Thursday 5 March 2009

The Importance of the Hebrew canon

I mentioned in the last post that one of the reasons against inlcuding the deuterocanoncial books is that they were not accepted in the Hebrew canon.

This is not a question of language. The issue is not whether the Hebrew version of the Old Testament is more valid than the Greek version.

What is of interest, is that it seems that Jesus recognised, (whether he used the Hebrew version of the Greek version), the order of books and only those books which were in the Hebrew canon.

We need to bare in mind that the Hebrew canon included three sections.
The Law, the Prophets, the Writings. The order of the Hebrew canon was (and still is to my knowledge)
Genesis
Exode
Leviticus
Numbers
Deuteronomy

Joshua
Judges
Samuel (1 & 2)
Kings (1 & 2)
Isaiah
Jeremiah
Ezekiel

Psalms
Proverbs
Job
Song of songs
Ruth
Lamentations
Esther
Ecclisastes
Daniel
Ezra-Nehemiah
Chronicles (1 & 2)

Now, in Luke 24 verses 44 and 45 we read:
He [Jesus] said to them, "This is what I told you while I was still with you: Everything must be fulfilled that is written about me in the Law of Moses, the Prophets and the Psalms." Then he opened their minds so they could understand the Scriptures.
The Greek version of the Hebrew did not follow the same order. So whichever "Old Testament" Jesus used, he was clearly arguing from the order of the Hebrew "Old Testament".

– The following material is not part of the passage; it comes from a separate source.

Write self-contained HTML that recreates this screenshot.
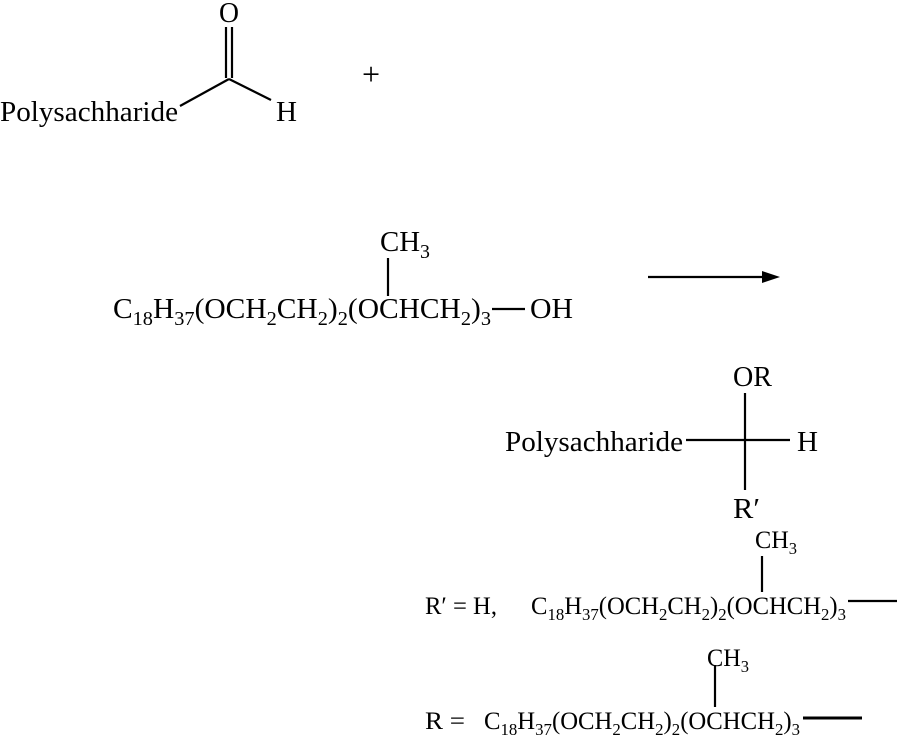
<!DOCTYPE html>
<html><head><style>body{margin:0;background:#fff}svg{display:block}text{font-family:"Liberation Serif",serif;fill:#000}
.b text{font-size:29px}.b tspan.s{font-size:20px}
.m text{font-size:25px}.m tspan.s{font-size:17px}</style></head><body>
<svg width="899" height="737" viewBox="0 0 899 737" xmlns="http://www.w3.org/2000/svg">
<g class="b">
<text x="0" y="121" textLength="178" lengthAdjust="spacingAndGlyphs">Polysachharide</text>
<text x="219" y="22" textLength="20" lengthAdjust="spacingAndGlyphs">O</text>
<text x="276" y="121" textLength="21" lengthAdjust="spacingAndGlyphs">H</text>
<text x="362" y="85" style="font-size:32px">+</text>
</g>
<g stroke="#000" stroke-width="2.2" fill="none">
<line x1="226" y1="27" x2="226" y2="78"/><line x1="232" y1="27" x2="232" y2="78"/>
<line x1="180" y1="106" x2="229" y2="79"/><line x1="229" y1="79" x2="271" y2="100"/>
<line x1="388" y1="258" x2="388" y2="296"/><line x1="492" y1="309" x2="525" y2="309"/>
<line x1="648" y1="277" x2="770" y2="277"/>
<line x1="745" y1="393" x2="745" y2="490"/><line x1="686" y1="440" x2="790" y2="440"/>
<line x1="762" y1="556" x2="762" y2="592"/><line x1="848" y1="601" x2="897" y2="601"/>
<line x1="715" y1="665" x2="715" y2="707"/><line x1="803" y1="718" x2="862" y2="718" stroke-width="3"/>
</g>
<polygon points="780,277 762,271 762,283" fill="#000"/>
<g class="b">
<text x="380" y="251" textLength="50" lengthAdjust="spacingAndGlyphs">CH<tspan class="s" dy="7">3</tspan></text>
<text x="113" y="318" textLength="378" lengthAdjust="spacingAndGlyphs">C<tspan class="s" dy="7">18</tspan><tspan dy="-7">H</tspan><tspan class="s" dy="7">37</tspan><tspan dy="-7">(OCH</tspan><tspan class="s" dy="7">2</tspan><tspan dy="-7">CH</tspan><tspan class="s" dy="7">2</tspan><tspan dy="-7">)</tspan><tspan class="s" dy="7">2</tspan><tspan dy="-7">(OCHCH</tspan><tspan class="s" dy="7">2</tspan><tspan dy="-7">)</tspan><tspan class="s" dy="7">3</tspan></text>
<text x="530" y="318" textLength="43" lengthAdjust="spacingAndGlyphs">OH</text>
<text x="733" y="386" textLength="39" lengthAdjust="spacingAndGlyphs">OR</text>
<text x="505" y="451" textLength="178" lengthAdjust="spacingAndGlyphs">Polysachharide</text>
<text x="797" y="451" textLength="21" lengthAdjust="spacingAndGlyphs">H</text>
<text x="733" y="518" textLength="27" lengthAdjust="spacingAndGlyphs">R′</text>
</g>
<g class="m">
<text x="755" y="548" textLength="42" lengthAdjust="spacingAndGlyphs">CH<tspan class="s" dy="6">3</tspan></text>
<text x="425" y="614" textLength="72" lengthAdjust="spacingAndGlyphs">R′ = H,</text>
<text x="531" y="614" textLength="315" lengthAdjust="spacingAndGlyphs">C<tspan class="s" dy="6">18</tspan><tspan dy="-6">H</tspan><tspan class="s" dy="6">37</tspan><tspan dy="-6">(OCH</tspan><tspan class="s" dy="6">2</tspan><tspan dy="-6">CH</tspan><tspan class="s" dy="6">2</tspan><tspan dy="-6">)</tspan><tspan class="s" dy="6">2</tspan><tspan dy="-6">(OCHCH</tspan><tspan class="s" dy="6">2</tspan><tspan dy="-6">)</tspan><tspan class="s" dy="6">3</tspan></text>
<text x="707" y="666" textLength="42" lengthAdjust="spacingAndGlyphs">CH<tspan class="s" dy="6">3</tspan></text>
<text x="425" y="729" textLength="40" lengthAdjust="spacingAndGlyphs">R =</text>
<text x="484" y="729" textLength="316" lengthAdjust="spacingAndGlyphs">C<tspan class="s" dy="6">18</tspan><tspan dy="-6">H</tspan><tspan class="s" dy="6">37</tspan><tspan dy="-6">(OCH</tspan><tspan class="s" dy="6">2</tspan><tspan dy="-6">CH</tspan><tspan class="s" dy="6">2</tspan><tspan dy="-6">)</tspan><tspan class="s" dy="6">2</tspan><tspan dy="-6">(OCHCH</tspan><tspan class="s" dy="6">2</tspan><tspan dy="-6">)</tspan><tspan class="s" dy="6">3</tspan></text>
</g>
</svg>
</body></html>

In Luke 11 verses 50 and 51 we read:
Therefore this generation will be held responsible for the blood of all the prophets that has been shed since the beginning of the world, from the blood of Abel to the blood of Zechariah, who was killed between the altar and the sanctuary.
The importance here in this verse is that the killing of Abel is found in Genesis, the first book of the Hebrew canon, and the killing of Zechariah in the book of Chronicles, the last book of the Hebrew canon. This certainly seems to imply once again that Jesus was familiar with the ordering of the books as presented in the Hebrew canon, and probably even that it is the canon he recognised as containing the Words of God. It suggests too, that Jesus may even have used the Hebrew canon. Again, the importance is not the language in which it was written, but the order and choice of books which made up this canon.

The fact that Jesus deliberately speaks of all the prophets and goes no further than Zechariah, implies also that there were no prophets after his time. So the Hebrew canon can be seen as giving a complete view of God's dealing with the Jewish people, until the New Testament and the arrival of John the Baptist who is the forerunner of the Messiah, Jesus.

This is also important, in that if God sent no prophet to Israel between the last recorded prophet of the Hebrew canon, then anyone who was writing during this time was not speaking on behalf of God, nor under the inspiration of God as did the prophets of old.